Oh god, lady, I think. You just made a very big mistake. If there’s one thing my dad can’t stand, it’s when somebody talks down to him.

But with his jaw clenched and the tendons in his neck standing out, Dad says, “Yes.”

“Good.” Higgins turns to Hollis. “Come find me when he’s ready to be interviewed.” And with that, she turns on her heel and steps out the door. The air seems to shift around the room, as if it’s relaxing now that she’s gone.

Sergeant Hollis does his best to offer a reassuring look.

“I want continuous updates on the progress of the investigation,” Dad says, trying to reassert his own ability to intimidate. “That might have been your plane, but Windale is still in my jurisdiction. I have a right to know what the hell happened yesterday.”

Yesterday. Sunlight is coming in through the gaps in the blinds on the window, which means I’ve been out for almost a full day. Jesus.

“I understand, Mr.—I mean, Chief Albright,” Hollis says. “But with all due respect, your jurisdiction doesn’t mean jack now that the army is here. The investigation is classified.”

“Why?” Dad presses, his face turning a tomato-y shade of red, voice rising. “Because you asshats don’t want us to know what happened? Because it might have something to do with whatever bullshit you have going on at TerraCorp?”

“Jack,” Mom says. She sounds tired; her eyes are puffy from crying.

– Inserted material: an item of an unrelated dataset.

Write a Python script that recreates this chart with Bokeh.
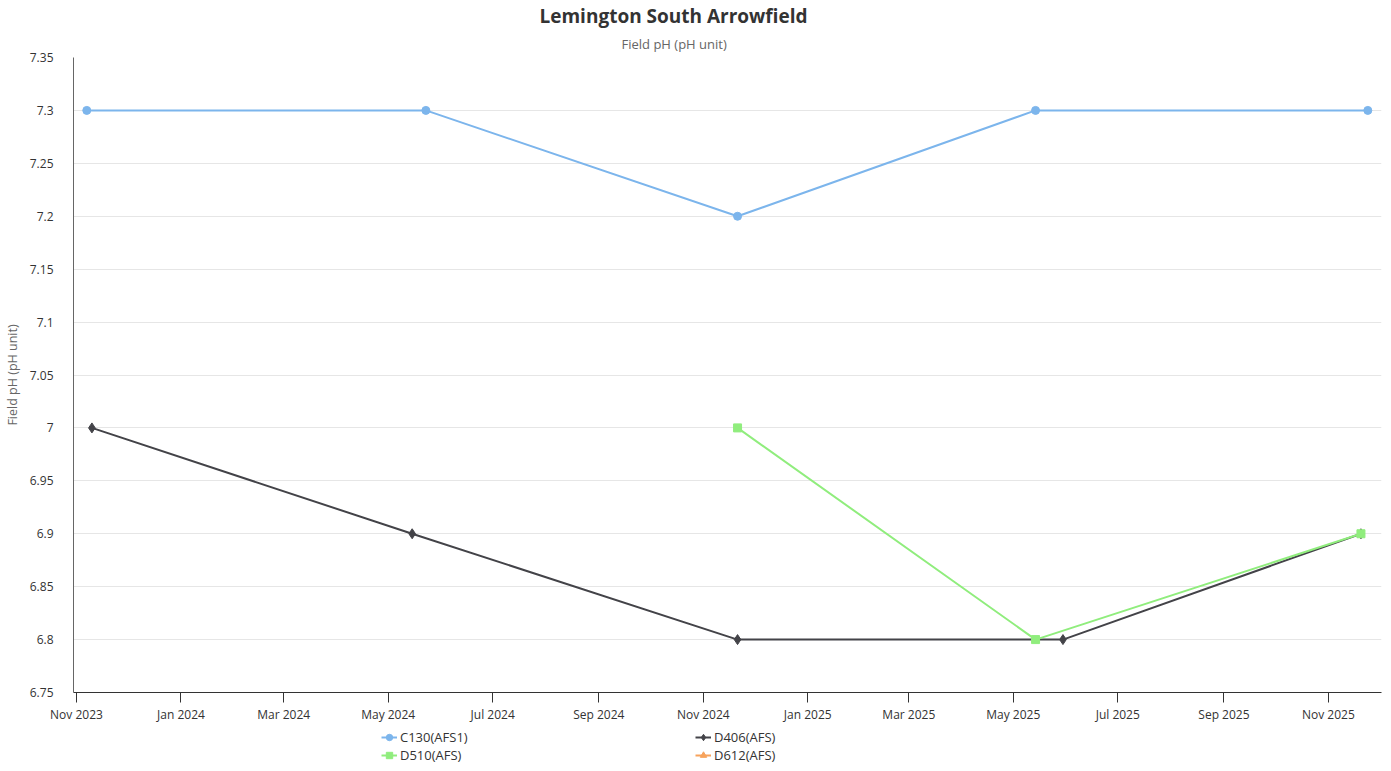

Hollis glances down at his clipboard again, as if he’s going to find some kind of help from it. Sorry, buddy. No getting out now. Once he’s on a roll, he’s on a roll. Usually, for me, the roll ends with my being grounded. I don’t think Dad can ground an army doctor, but he’s sure as hell going to try.

I think Hollis might cave, tell Dad what he wants to know. But then his face hardens, and he locks his arms behind his back, clipboard still in hand, stands up straight. “I’m sorry,” he says, not sounding sorry at all. “I understand this is difficult.”

Before he steps out, Hollis fixes the straps on the oxygen mask so that it stays on my face without having to be held there. Then he’s gone, leaving Dad standing beside the bed like a volcano about to erupt.

“Jack, it’s okay,” Mom says, putting a hand on his arm placatingly. She’s good at talking him down, probably the only person who can. “Our son is alive. He’s here. Can we just focus on that for a second?”

With a great whoosh of air, Dad relaxes, shoulders drooping. He glances at me, and I’m shocked to see his eyes red and swimming, tears on the verge of spilling over. “I thought we lost you there for a second, kid,” he says.

“Everything’s going to be fine,” Mom adds. She takes my hand and squeezes it.

“What…,” I start with a voice that cracks like dry skin. It hurts to speak, but I have to ask the question. I have to know. “What … about … the others?”

They don’t need to ask who I’m referring to.

“Sonya is in a room a few doors down,” Dad says. “She’s still out, but her parents are here. Charlie’s in surgery.”

What?” I croak.

“He’s in pretty rough shape, Gabe,” Dad goes on.

I look away, squeezing my eyes shut, fighting against my own tears. How could things have gone so wrong so fast? When I turn my head back, I’m only slightly more composed. I don’t think I can handle any more bad news. I think of Kimberly being lifted off the ground by whoever that was (the Bug Man, damn it, the Bug Man) and seeing him give me the thumbs-up when I told him to help her. There’s a little spark of hope in my chest, ready to ignite into full-blown relief.

“And … Kim?” I ask, ignoring the steady burn in my esophagus.

But my heart sinks down through the bed when I see Mom and Dad exchange a look. Mom lowers her head, fingers working at her temples, as if she can’t even look at me. Dad puts his hand on my shoulder.

“Gabe,” he says, voice cinched tight. “Son, we don’t know where Kimberly is. Nobody does.”